Padre e Hijo analizaron los pros y contras de cada una de las alternativas. La ventaja de estudiar era que el jovencito aprendía muy rápido; la desventaja, olvidaba muy pronto. La ventaja de trabajar la mina de su Padre es que a futuro sería su propio patrón; la desventaja, la mina ya casi no producía, la tan buscada veta que traería la bonanza familiar nunca apareció. El pueblo agonizaba, el olvido y la montaña lo estaban enterrando poco a poco.
La grave situación económica familiar dificultaba la toma de decisiones, la deteriorada salud del Padre complicaba el panorama, su estado le impedía trabajar con el mismo ímpetu de años pasados. A ello se sumaba la imposibilidad para conseguir mineros, pues ante la agonía del pueblo, la mayoría había emigrado a las ciudades o a Estados Unidos, a trabajar como braseros.
En el caso del jovencito, el problema se agudizaba, pues seguir estudiando lo obligaba a cambiar de residencia, además no consideraban prudente que regresara a la ciudad de Durango, dado el accidente ocurrido con la bicicleta un año antes.
La esperanza, más que la lógica, propuso dos caminos: uno para el Padre. Dado que éste había luchado en la revolución Mexicana, guerra que causó dos millones de muertos, por esos principios e ideales (el Padre fue herido en varias ocasiones; años después fue reconocido como “Veterano de la Revolución” con el grado de teniente coronel), aunado a que cultivó amistad con un joven militar asignado en aquellas montañas (quien ocupaba un alto cargo en la Secretaría de la Defensa Nacional) y ante la imposibilidad de costear su atención médica, se decidió viajar a la ciudad de México a buscar a ese amigo, enarbolar los reconocimientos y condecoraciones obtenidas en su lejana juventud cuando perteneció a la milicia que formó al país y solicitar atención gratuita en los servicios médicos del ejército.

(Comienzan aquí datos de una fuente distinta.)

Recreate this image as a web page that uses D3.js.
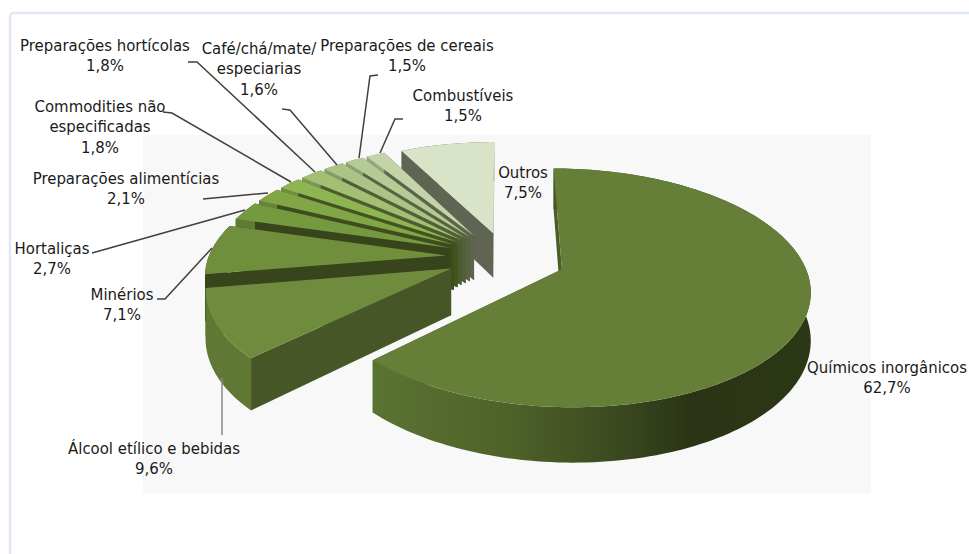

El otro para el jovencito: una amiga de juventud de la Madre y madrina del muchachito que había emigrado de aquellas montañas, con quien la Madre mantenía una relación epistolar, enterada de la difícil situación por la cual atravesaba la familia, sugirió una escuela superior localizada en un pequeño poblado de un estado fronterizo del norte, Montemorelos, Nuevo León. La institución gozaba de prestigio por su alto nivel académico, era supervisada por universidades estadunidenses ubicadas en Texas. Además, era un organismo integral, proveía de educación, casa, comida, sustento y, lo más importante, contaba con un sistema de trabajo para que los estudiantes generaran sus ingresos y costearan su permanencia.
Al amparo de esos sueños, ilusiones y esperanzas, el Padre y el jovencito tomarían el camino que los llevaría lejos de su mundo, de su esposa, el primero, de su Madre, el segundo.
Tres soledades separadas por la distancia y enlazadas por el amor.